→ SET EXERCISE:
The lines to extract run from the start of the records through the line with "YAxis, CartesianGrid, Legend", both ends included; drop the pictures.

---*---

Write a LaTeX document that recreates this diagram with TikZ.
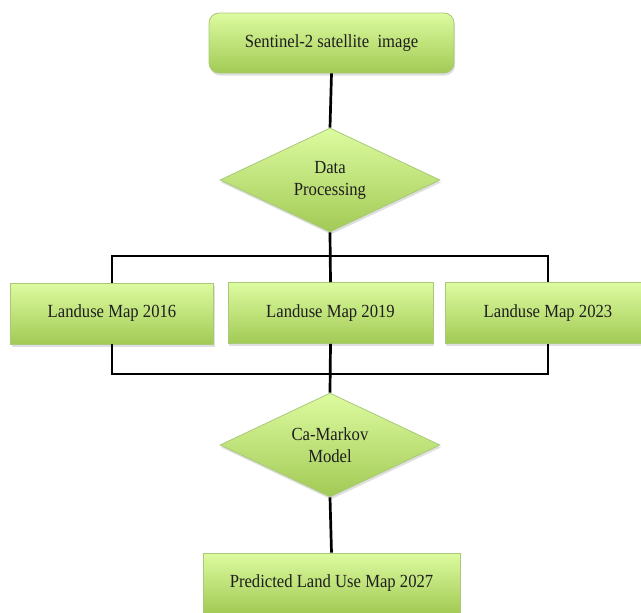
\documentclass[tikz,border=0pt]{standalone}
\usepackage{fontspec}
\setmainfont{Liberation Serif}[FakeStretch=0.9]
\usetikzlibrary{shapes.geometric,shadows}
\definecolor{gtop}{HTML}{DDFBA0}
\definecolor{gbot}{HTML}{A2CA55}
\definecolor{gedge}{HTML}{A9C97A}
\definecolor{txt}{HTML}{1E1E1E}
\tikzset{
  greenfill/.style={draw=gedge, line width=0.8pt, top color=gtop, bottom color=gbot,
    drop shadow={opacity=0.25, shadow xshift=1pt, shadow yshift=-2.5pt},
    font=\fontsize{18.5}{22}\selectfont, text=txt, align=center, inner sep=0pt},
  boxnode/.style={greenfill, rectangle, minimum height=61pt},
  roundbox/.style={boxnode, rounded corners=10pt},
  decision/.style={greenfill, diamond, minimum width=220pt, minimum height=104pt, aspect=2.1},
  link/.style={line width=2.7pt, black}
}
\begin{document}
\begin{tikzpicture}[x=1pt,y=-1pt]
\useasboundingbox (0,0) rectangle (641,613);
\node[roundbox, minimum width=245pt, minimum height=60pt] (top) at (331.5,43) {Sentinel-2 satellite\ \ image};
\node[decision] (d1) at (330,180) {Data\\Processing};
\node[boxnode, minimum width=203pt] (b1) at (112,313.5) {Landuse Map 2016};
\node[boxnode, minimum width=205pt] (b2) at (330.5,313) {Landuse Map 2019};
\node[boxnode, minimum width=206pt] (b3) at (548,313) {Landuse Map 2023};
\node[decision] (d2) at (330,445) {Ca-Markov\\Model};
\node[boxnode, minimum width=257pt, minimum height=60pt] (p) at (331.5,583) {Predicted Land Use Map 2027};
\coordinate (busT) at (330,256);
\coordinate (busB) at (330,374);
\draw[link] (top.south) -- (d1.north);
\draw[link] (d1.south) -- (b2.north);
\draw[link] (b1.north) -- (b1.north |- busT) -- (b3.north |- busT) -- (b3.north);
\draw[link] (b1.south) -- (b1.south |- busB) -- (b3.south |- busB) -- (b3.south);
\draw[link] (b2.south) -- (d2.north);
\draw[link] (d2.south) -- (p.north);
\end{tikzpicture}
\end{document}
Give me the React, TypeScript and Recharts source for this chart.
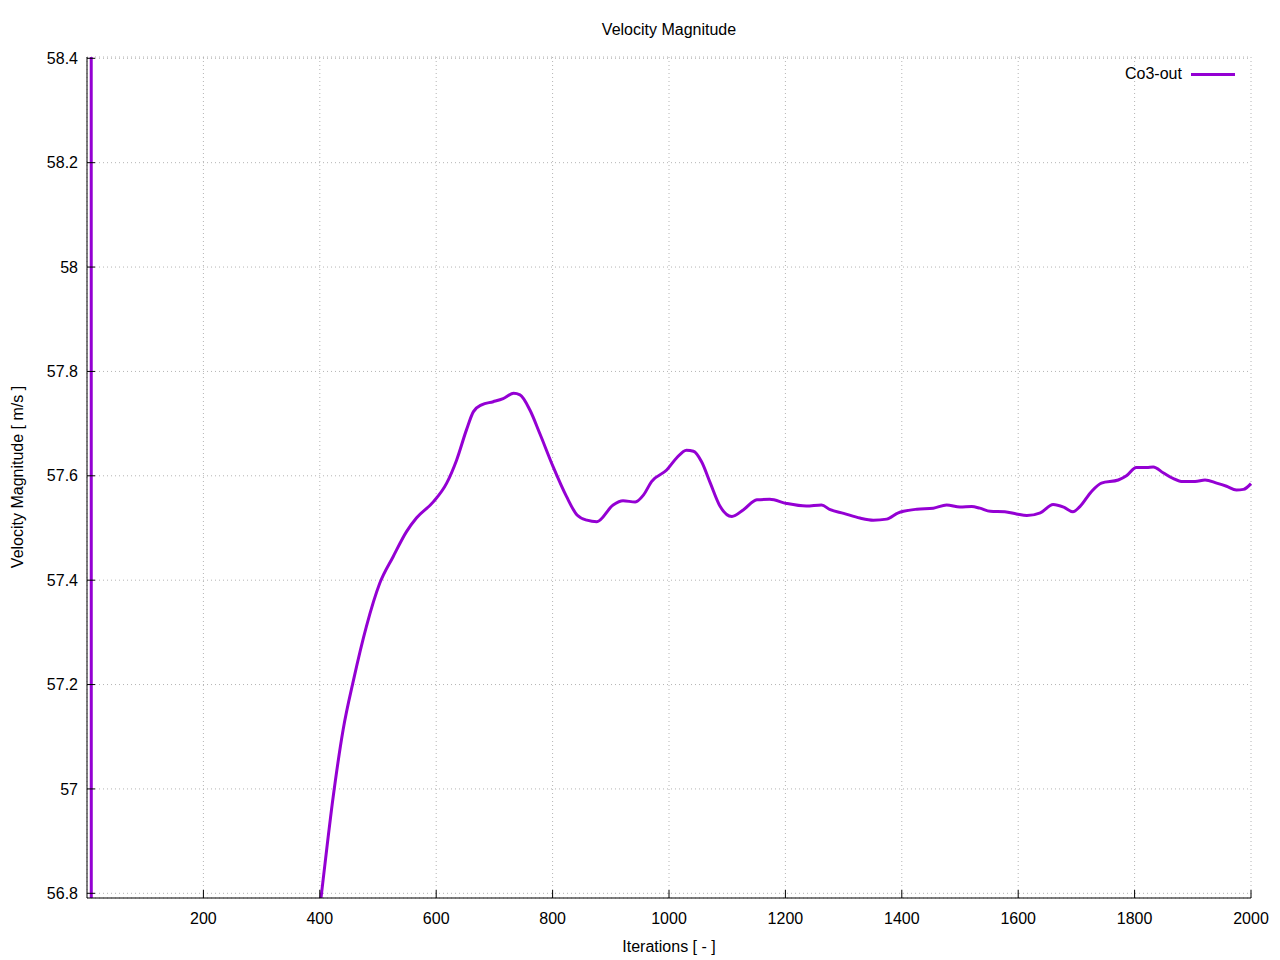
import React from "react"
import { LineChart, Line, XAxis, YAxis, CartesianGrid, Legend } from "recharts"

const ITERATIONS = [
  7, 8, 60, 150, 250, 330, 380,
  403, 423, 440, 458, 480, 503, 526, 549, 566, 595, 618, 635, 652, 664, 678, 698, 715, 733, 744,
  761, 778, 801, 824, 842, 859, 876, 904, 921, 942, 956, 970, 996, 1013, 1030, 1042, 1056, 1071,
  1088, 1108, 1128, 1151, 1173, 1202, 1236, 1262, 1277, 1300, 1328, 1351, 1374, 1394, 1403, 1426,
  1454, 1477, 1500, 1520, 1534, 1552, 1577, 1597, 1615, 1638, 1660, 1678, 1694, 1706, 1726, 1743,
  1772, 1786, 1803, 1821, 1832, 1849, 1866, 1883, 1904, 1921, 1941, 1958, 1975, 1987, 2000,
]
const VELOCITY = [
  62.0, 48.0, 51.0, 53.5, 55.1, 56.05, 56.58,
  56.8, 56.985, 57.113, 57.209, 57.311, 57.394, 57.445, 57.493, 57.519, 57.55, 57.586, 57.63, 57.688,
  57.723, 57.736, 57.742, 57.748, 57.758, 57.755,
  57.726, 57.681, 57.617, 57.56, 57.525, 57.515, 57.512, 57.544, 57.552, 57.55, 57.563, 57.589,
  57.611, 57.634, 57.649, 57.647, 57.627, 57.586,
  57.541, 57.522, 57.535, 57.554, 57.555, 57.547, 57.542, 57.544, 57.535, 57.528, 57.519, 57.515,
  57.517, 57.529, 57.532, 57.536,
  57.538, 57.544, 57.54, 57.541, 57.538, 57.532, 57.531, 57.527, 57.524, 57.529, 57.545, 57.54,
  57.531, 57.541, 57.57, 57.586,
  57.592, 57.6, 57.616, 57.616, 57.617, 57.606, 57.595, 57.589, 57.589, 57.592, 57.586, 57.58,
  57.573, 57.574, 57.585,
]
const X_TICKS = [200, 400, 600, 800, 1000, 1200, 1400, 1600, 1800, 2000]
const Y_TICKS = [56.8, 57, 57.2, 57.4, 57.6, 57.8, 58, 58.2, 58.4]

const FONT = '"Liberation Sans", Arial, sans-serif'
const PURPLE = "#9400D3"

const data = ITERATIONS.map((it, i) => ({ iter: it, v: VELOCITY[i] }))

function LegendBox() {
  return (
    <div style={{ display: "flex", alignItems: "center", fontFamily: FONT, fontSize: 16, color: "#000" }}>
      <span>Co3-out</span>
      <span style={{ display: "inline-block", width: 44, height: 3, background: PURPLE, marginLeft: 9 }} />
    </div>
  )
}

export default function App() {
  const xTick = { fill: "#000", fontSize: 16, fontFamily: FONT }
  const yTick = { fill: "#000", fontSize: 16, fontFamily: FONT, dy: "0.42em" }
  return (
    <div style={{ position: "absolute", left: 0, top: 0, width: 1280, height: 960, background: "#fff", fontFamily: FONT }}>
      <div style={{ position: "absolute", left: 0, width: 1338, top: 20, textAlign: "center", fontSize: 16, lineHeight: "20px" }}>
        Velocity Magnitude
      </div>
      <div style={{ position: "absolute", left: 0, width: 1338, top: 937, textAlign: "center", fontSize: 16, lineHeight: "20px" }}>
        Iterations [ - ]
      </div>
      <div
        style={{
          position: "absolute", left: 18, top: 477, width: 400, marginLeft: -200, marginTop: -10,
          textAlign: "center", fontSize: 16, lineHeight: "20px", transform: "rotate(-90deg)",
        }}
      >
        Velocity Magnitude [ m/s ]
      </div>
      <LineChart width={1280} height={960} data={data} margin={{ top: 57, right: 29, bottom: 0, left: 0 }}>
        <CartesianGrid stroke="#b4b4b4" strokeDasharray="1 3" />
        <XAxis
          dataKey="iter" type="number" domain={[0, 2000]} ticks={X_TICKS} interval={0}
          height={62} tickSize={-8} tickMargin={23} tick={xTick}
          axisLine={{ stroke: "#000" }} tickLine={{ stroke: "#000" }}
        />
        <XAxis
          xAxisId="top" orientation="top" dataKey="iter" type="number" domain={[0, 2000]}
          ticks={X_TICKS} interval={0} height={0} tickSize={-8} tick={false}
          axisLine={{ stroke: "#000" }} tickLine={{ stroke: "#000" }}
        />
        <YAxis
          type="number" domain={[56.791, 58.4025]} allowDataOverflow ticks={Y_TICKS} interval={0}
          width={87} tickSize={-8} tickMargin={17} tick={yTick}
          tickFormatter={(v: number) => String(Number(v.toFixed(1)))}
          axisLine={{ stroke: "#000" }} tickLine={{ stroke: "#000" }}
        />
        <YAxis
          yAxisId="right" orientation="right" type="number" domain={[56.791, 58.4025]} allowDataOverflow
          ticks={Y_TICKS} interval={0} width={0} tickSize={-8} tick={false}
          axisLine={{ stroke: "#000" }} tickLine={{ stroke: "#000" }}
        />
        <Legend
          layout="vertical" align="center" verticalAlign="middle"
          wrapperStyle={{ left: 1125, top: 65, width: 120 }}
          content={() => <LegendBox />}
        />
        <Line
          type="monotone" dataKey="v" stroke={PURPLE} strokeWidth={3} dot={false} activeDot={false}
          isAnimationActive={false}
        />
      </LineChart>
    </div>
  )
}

---*---

→ WRITTEN SOLUTION:
Write a LaTeX document that recreates this diagram with TikZ.
\documentclass[tikz,border=0pt]{standalone}
\usepackage{fontspec}
\setmainfont{Liberation Serif}[FakeStretch=0.9]
\usetikzlibrary{shapes.geometric,shadows}
\definecolor{gtop}{HTML}{DDFBA0}
\definecolor{gbot}{HTML}{A2CA55}
\definecolor{gedge}{HTML}{A9C97A}
\definecolor{txt}{HTML}{1E1E1E}
\tikzset{
  greenfill/.style={draw=gedge, line width=0.8pt, top color=gtop, bottom color=gbot,
    drop shadow={opacity=0.25, shadow xshift=1pt, shadow yshift=-2.5pt},
    font=\fontsize{18.5}{22}\selectfont, text=txt, align=center, inner sep=0pt},
  boxnode/.style={greenfill, rectangle, minimum height=61pt},
  roundbox/.style={boxnode, rounded corners=10pt},
  decision/.style={greenfill, diamond, minimum width=220pt, minimum height=104pt, aspect=2.1},
  link/.style={line width=2.7pt, black}
}
\begin{document}
\begin{tikzpicture}[x=1pt,y=-1pt]
\useasboundingbox (0,0) rectangle (641,613);
\node[roundbox, minimum width=245pt, minimum height=60pt] (top) at (331.5,43) {Sentinel-2 satellite\ \ image};
\node[decision] (d1) at (330,180) {Data\\Processing};
\node[boxnode, minimum width=203pt] (b1) at (112,313.5) {Landuse Map 2016};
\node[boxnode, minimum width=205pt] (b2) at (330.5,313) {Landuse Map 2019};
\node[boxnode, minimum width=206pt] (b3) at (548,313) {Landuse Map 2023};
\node[decision] (d2) at (330,445) {Ca-Markov\\Model};
\node[boxnode, minimum width=257pt, minimum height=60pt] (p) at (331.5,583) {Predicted Land Use Map 2027};
\coordinate (busT) at (330,256);
\coordinate (busB) at (330,374);
\draw[link] (top.south) -- (d1.north);
\draw[link] (d1.south) -- (b2.north);
\draw[link] (b1.north) -- (b1.north |- busT) -- (b3.north |- busT) -- (b3.north);
\draw[link] (b1.south) -- (b1.south |- busB) -- (b3.south |- busB) -- (b3.south);
\draw[link] (b2.south) -- (d2.north);
\draw[link] (d2.south) -- (p.north);
\end{tikzpicture}
\end{document}
Give me the React, TypeScript and Recharts source for this chart.
import React from "react"
import { LineChart, Line, XAxis, YAxis, CartesianGrid, Legend } from "recharts"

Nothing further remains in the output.